# EXERCISE INPUT

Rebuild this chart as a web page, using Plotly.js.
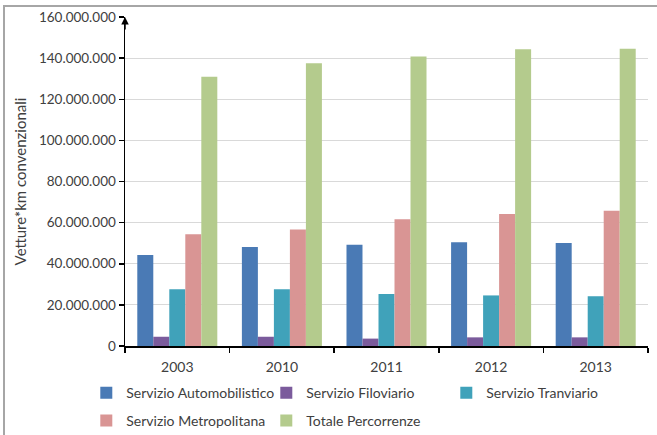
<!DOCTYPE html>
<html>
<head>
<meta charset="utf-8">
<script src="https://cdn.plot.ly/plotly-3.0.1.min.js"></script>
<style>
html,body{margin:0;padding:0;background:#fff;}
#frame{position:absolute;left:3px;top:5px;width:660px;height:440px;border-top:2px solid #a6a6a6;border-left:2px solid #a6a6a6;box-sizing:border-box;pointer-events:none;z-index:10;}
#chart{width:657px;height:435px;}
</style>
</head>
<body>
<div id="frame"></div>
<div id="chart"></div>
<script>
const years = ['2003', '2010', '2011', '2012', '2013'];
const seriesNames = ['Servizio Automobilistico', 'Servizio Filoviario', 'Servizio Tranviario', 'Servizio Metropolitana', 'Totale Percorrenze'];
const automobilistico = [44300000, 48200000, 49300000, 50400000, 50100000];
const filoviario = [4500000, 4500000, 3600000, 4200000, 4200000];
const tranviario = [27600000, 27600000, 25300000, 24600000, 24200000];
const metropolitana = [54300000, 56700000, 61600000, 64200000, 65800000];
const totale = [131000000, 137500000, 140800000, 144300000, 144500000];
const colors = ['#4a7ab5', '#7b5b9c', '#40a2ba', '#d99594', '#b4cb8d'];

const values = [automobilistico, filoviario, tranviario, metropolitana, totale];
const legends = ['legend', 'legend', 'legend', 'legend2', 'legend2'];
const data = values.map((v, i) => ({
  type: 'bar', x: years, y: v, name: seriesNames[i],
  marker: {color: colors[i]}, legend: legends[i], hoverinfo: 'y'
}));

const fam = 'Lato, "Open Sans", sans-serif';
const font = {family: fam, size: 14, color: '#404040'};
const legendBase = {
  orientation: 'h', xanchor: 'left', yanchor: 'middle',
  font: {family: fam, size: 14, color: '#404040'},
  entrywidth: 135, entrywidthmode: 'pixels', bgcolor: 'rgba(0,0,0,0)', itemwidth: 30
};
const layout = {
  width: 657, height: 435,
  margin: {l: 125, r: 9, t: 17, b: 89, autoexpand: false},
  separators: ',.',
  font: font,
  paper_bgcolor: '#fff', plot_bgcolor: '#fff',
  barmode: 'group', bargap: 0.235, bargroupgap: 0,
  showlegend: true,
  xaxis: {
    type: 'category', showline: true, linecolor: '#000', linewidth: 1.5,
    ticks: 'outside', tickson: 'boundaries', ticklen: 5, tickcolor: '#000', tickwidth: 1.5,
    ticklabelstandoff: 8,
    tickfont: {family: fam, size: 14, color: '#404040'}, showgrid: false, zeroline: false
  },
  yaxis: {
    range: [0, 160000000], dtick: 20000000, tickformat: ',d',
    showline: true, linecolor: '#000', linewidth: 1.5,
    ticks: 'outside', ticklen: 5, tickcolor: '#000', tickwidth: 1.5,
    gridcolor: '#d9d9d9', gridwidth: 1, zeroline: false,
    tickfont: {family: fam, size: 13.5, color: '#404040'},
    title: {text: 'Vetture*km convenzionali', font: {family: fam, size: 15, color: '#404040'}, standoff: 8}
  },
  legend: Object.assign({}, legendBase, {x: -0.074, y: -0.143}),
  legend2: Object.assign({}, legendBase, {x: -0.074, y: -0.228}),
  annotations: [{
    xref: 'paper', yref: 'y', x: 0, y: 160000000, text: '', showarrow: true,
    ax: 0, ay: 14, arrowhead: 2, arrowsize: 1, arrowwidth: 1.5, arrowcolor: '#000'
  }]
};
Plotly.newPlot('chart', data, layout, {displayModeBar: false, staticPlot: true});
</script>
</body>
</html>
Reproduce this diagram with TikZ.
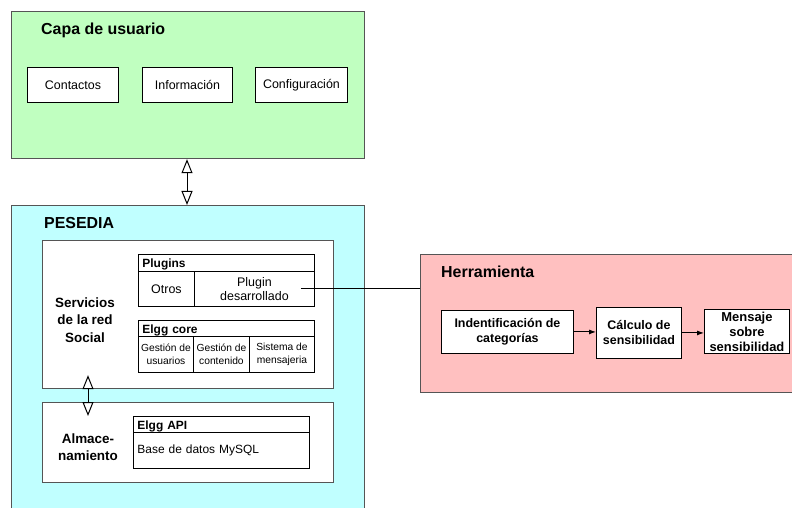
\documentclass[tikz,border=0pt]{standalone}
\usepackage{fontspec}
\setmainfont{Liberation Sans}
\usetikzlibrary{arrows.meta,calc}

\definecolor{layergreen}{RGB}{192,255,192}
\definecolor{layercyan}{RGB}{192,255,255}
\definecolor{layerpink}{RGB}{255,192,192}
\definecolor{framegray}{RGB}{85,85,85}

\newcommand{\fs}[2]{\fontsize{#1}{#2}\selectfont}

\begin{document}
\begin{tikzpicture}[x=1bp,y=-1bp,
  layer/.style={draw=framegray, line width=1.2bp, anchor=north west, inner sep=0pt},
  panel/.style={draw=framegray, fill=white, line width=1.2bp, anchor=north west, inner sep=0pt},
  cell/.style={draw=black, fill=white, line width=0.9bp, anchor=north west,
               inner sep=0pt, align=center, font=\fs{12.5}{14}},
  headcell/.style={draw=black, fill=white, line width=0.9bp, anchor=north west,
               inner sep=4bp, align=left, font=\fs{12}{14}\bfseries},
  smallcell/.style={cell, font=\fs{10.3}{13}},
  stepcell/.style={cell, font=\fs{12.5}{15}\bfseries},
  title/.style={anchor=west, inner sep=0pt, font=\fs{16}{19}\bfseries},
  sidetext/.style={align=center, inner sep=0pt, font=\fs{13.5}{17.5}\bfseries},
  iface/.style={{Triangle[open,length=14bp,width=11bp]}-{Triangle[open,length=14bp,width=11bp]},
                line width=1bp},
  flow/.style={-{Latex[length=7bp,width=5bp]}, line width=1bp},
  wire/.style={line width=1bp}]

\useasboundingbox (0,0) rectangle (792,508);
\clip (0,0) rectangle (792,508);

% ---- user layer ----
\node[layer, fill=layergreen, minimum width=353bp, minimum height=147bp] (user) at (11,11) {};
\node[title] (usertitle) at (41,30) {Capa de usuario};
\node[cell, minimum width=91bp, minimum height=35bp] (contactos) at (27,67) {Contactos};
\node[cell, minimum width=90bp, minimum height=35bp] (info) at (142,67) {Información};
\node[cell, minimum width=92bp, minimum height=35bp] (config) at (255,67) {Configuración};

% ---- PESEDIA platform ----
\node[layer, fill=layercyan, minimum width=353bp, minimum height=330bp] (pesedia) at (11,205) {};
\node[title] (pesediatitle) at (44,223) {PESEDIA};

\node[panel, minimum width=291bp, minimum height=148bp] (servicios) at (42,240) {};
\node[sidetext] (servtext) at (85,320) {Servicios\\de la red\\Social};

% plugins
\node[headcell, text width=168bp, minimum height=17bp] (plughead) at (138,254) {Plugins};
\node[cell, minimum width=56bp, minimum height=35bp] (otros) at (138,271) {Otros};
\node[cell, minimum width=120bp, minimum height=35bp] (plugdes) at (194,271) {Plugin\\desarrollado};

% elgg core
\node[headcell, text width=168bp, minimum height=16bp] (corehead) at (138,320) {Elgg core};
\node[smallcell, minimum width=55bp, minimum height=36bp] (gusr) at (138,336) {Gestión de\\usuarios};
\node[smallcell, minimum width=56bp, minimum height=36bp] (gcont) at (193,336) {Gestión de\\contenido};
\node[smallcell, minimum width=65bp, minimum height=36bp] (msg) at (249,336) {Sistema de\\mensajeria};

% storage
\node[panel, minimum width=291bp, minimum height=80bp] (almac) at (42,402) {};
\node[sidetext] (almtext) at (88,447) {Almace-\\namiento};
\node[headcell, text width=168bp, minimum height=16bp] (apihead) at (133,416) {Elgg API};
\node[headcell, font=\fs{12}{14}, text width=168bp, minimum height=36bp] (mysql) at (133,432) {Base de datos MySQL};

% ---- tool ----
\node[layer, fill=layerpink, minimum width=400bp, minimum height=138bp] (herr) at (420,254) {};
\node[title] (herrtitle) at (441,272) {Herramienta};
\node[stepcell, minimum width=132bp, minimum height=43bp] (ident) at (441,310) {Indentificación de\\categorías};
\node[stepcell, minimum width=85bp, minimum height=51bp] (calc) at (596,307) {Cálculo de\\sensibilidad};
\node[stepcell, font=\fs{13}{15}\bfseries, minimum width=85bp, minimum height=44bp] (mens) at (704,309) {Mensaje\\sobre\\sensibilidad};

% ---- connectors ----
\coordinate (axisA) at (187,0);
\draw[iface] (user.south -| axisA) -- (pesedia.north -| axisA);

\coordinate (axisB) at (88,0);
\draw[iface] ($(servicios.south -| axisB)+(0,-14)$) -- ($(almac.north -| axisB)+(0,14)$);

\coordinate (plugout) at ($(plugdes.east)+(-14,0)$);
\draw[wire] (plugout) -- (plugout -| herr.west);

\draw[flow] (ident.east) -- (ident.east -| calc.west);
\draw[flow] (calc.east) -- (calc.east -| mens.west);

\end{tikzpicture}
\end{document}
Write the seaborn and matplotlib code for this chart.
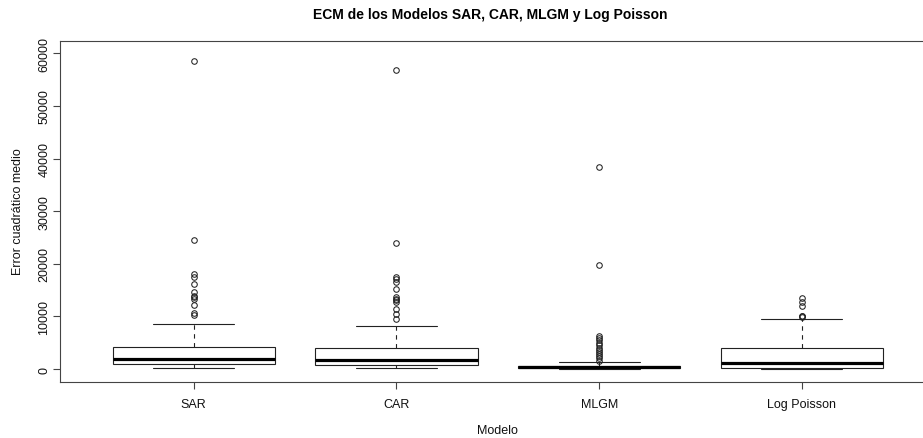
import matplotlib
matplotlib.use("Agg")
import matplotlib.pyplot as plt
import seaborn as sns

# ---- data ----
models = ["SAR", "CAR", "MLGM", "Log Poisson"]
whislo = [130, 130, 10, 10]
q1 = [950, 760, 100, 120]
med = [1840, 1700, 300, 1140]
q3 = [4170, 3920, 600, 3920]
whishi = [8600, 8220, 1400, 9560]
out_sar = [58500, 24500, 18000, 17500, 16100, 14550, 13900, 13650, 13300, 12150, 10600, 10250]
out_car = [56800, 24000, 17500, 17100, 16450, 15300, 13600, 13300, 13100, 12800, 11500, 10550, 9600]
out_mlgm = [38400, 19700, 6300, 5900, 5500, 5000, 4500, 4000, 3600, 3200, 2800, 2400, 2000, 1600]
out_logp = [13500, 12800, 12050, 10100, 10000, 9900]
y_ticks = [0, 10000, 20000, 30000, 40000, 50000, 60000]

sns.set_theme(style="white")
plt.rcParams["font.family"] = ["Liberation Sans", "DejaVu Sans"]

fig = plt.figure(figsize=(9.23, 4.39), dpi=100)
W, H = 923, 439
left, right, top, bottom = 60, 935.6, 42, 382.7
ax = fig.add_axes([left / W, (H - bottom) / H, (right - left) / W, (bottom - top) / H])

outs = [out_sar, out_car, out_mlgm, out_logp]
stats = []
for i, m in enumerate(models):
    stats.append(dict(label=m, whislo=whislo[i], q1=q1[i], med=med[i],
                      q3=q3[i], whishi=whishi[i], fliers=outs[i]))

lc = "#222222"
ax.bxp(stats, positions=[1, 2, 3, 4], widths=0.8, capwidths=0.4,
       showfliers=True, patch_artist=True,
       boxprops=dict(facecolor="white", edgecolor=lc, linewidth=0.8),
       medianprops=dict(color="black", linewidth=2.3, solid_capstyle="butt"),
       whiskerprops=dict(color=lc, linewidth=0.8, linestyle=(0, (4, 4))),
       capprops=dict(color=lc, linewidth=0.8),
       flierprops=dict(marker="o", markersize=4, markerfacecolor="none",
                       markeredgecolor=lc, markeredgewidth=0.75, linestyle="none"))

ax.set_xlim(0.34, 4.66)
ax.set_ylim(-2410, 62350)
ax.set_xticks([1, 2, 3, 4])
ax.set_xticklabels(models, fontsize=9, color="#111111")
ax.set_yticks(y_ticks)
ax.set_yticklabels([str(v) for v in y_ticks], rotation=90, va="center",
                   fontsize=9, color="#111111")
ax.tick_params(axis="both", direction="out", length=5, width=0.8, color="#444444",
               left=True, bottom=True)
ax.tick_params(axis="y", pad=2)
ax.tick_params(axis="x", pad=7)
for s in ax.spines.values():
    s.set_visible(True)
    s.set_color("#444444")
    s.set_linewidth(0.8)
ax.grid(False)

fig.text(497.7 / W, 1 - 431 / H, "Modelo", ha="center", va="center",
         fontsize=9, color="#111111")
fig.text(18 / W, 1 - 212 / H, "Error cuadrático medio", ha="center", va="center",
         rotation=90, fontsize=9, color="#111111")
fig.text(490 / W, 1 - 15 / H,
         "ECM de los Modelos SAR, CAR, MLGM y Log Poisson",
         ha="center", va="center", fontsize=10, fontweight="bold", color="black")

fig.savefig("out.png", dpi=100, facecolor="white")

# WHAT YOU HAVE TO DO
Return all lines with the word "this" in them.

# ANSWER
Rebuild this chart as a web page, using Plotly.js.
Reproduce this diagram with TikZ.
Write the seaborn and matplotlib code for this chart.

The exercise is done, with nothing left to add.